En ce mardi 10 octobre, la mobilisation des fonctionnaires occulte celle des salariés du privé contre les ordonnances. L’intersyndicale qui s’est tenue hier soir afin d’évoquer la réforme du Code du Travail et, plus généralement, du marché du travail : formation professionnelle, apprentissage, assurance chômage et retraites, laisse pourtant entrevoir la possibilité d’un élargissement du mouvement dans le privé.
La CGT esseulée sur les ordonnances
Le principal enseignement de la réunion intersyndicale concerne la riposte sociale aux ordonnances portant réforme du Code du Travail : les dirigeants des principales confédérations syndicales françaises n’ont pas su s’accorder sur l’organisation d’une journée unitaire de mobilisation.

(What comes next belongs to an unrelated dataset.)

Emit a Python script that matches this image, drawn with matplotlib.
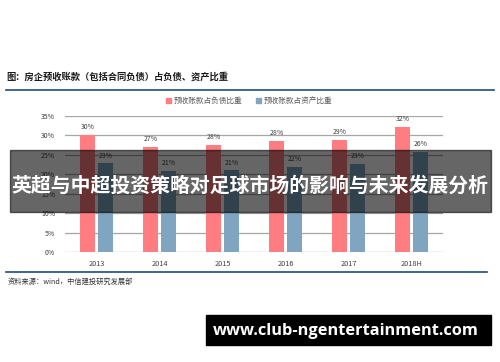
import matplotlib
matplotlib.use("Agg")
import matplotlib.pyplot as plt
from matplotlib.patches import Rectangle
from matplotlib.lines import Line2D
import numpy as np

plt.rcParams['font.family'] = ['Noto Sans CJK SC', 'DejaVu Sans']

# data
years = ["2013", "2014", "2015", "2016", "2017", "2018H"]
share_of_liabilities = [30.2, 27.1, 27.6, 28.5, 28.9, 32.1]
share_of_assets = [22.8, 20.8, 21.0, 21.8, 22.7, 25.7]
series_names = ["预收账款占负债比重", "预收账款占资产比重"]
yticks = [0, 5, 10, 15, 20, 25, 30, 35]

title = "图：房企预收账款（包括合同负债）占负债、资产比重"
source = "资料来源：wind，中信建投研究发展部"
banner = "英超与中超投资策略对足球市场的影响与未来发展分析"
watermark = "www.club-ngentertainment.com"

W, H = 500, 362
RED = "#FF7C80"
BLUE = "#7FA5C0"
NAVY = "#1F4E79"

fig = plt.figure(figsize=(W / 100, H / 100), dpi=100, facecolor="white")


def fx(px):
    return px / W


def fy(py):
    # py measured from the top of the image
    return 1 - py / H


# plot area
ax = fig.add_axes([fx(65), fy(252), fx(443) - fx(65), fy(116) - fy(252)])
x = np.arange(len(years))
off, bw = 0.143, 0.225
b1 = ax.bar(x - off, share_of_liabilities, bw, color=RED, zorder=3)
b2 = ax.bar(x + off, share_of_assets, bw, color=BLUE, zorder=3)
for bars, vals in ((b1, share_of_liabilities), (b2, share_of_assets)):
    for r, v in zip(bars, vals):
        ax.text(r.get_x() + r.get_width() / 2, v + 1.0, f"{round(v)}%",
                ha="center", va="bottom", fontsize=5, color="#404040")

ax.set_xlim(-0.5, len(years) - 0.5)
ax.set_ylim(0, 35)
ax.set_yticks(yticks)
ax.set_yticklabels([f"{t}%" for t in yticks], fontsize=5, color="#404040")
ax.set_xticks(x)
ax.set_xticklabels(years, fontsize=5.3, color="#404040")
ax.tick_params(length=0, pad=7)
ax.tick_params(axis="x", pad=6)
ax.grid(axis="y", color="#A6A6A6", lw=0.9, zorder=0)
for s in ax.spines.values():
    s.set_visible(False)
ax.set_facecolor("none")

# legend
for sx, col, name in ((166, RED, series_names[0]), (256, BLUE, series_names[1])):
    fig.patches.append(Rectangle((fx(sx), fy(103)), fx(5), 5 / H, color=col,
                                 transform=fig.transFigure))
    fig.text(fx(sx + 8), fy(100.5), name, fontsize=5.5, color="#595959",
             va="center", ha="left")

# title and rules
fig.text(fx(6), fy(77), title, fontsize=6.7, fontweight="bold",
         color="#1a1a1a", va="center", ha="left")
fig.add_artist(Line2D([fx(6), fx(494)], [fy(90), fy(90)], color=NAVY, lw=1.2))
fig.add_artist(Line2D([fx(6), fx(487)], [fy(272), fy(272)], color=NAVY, lw=1.2))
fig.text(fx(8), fy(282), source, fontsize=5.2, color="#333333",
         va="center", ha="left", style="italic")

# overlay banner
fig.patches.append(Rectangle((fx(10), fy(212)), fx(491) - fx(10), (212 - 150) / H,
                             color="black", alpha=0.6, transform=fig.transFigure,
                             zorder=10))
fig.text(fx(250), fy(185), banner, fontsize=14.3, fontweight="bold", color="white",
         va="center", ha="center", zorder=11)

# watermark box
fig.patches.append(Rectangle((fx(206), fy(345)), fx(491) - fx(206), (345 - 315) / H,
                             color="black", transform=fig.transFigure, zorder=10))
fig.text(fx(346), fy(331), watermark, fontsize=11.8, fontweight="bold", color="white",
         va="center", ha="center", zorder=11, family="Open Sans")

fig.savefig("out.png", dpi=100, facecolor="white")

Philippe Martinez espérait sans nul doute tirer profit de la rencontre avec ses homologues des autres centrales syndicales afin de les convaincre de descendre à leur tour dans la rue contre les textes gouvernementaux. Dans cet objectif, ne souhaitant pas perdre la main, il a d’emblée fait savoir qu’il appelait à une nouvelle journée de grève et de manifestation, pour le jeudi 19 octobre prochain. Malgré son incontestable enthousiasme contestataire, le secrétaire général de la CGT n’a pas atteint son objectif.
En particulier, la CFDT a réaffirmé qu’elle n’entendait pas se mobiliser contre les ordonnances par les grèves et les manifestations, mais en tentant de “peser” sur la rédaction des décrets d’application des ordonnances. Fidèle à son credo réformiste, Laurent Berger a jugé nécessaire de faire état de ses désaccords tactiques avec Philippe Martinez : “Le gouvernement attend peut-être un peu ça : un syndicalisme qui se marginalise en faisant croire qu’il est simplement dans un rôle de contestation. Je préfère être dans un rôle de construction”. Plus sobre, Force Ouvrière, pour sa part, s’est contentée de ne pas s’associer – dans l’état actuel des choses en tout cas – à la démarche de la CGT. Contraint par sa base de battre le pavé contre les ordonnances, Jean-Claude Mailly semble se réveiller difficilement de sa torpeur.
Vers une intersyndicale plus ambitieuse ?
Le coup d’épée dans l’eau de la CGT à propos des ordonnances ne signifie pourtant pas que l’intersyndicale n’a servi à rien du tout. Au contraire, elle a permis aux uns et aux autres de prendre date pour une nouvelle réunion, prévue le 24 octobre. Cette dernière sera l’occasion pour les dirigeants confédéraux de mutualiser les informations qu’ils auront pu glâner lors des rencontres bilatérales prévues cette semaine avec l’Elysée au sujet des intentions de l’exécutif en matière de formation professionnelle, d’apprentissage et d’assurance chômage. Si les hiérarques syndicaux semblent, pour la plupart, s’être faits à l’idée de la mise en oeuvre des ordonnances, ils n’entendent en revanche pas laisser le gouvernement aller trop loin sur la réforme plus générale du marché du travail.
Dans cette configuration, la prochaine intersyndicale pourrait bien s’avérer plus fructueuse que celle d’hier en termes d’appels à la contestation. Chats échaudés craignant l’eau froide, les représentants des centrales syndicales anticipent de sombres desseins gouvernementaux et mettent donc en garde. Ainsi, pour FO, Pascal Pavageau a annoncé la couleur : “A l’issue du 24 octobre, on décidera de ce que nous ferons”. Même message du côté de la CFE-CGC, jugeant “pas impossible […] une unité à la prochaine date du 24. Ce sera de toute façon à l’ordre du jour”. Par la voix de Véronique Descacq, la CFDT elle aussi commence à perdre son sang froid : “on est tous d’accord pour dire qu’il y a de l’inquiétude sur ce qui va être fait en termes de formation professionnelle et d’assurance chômage, qu’il y a beaucoup d’incertitudes”.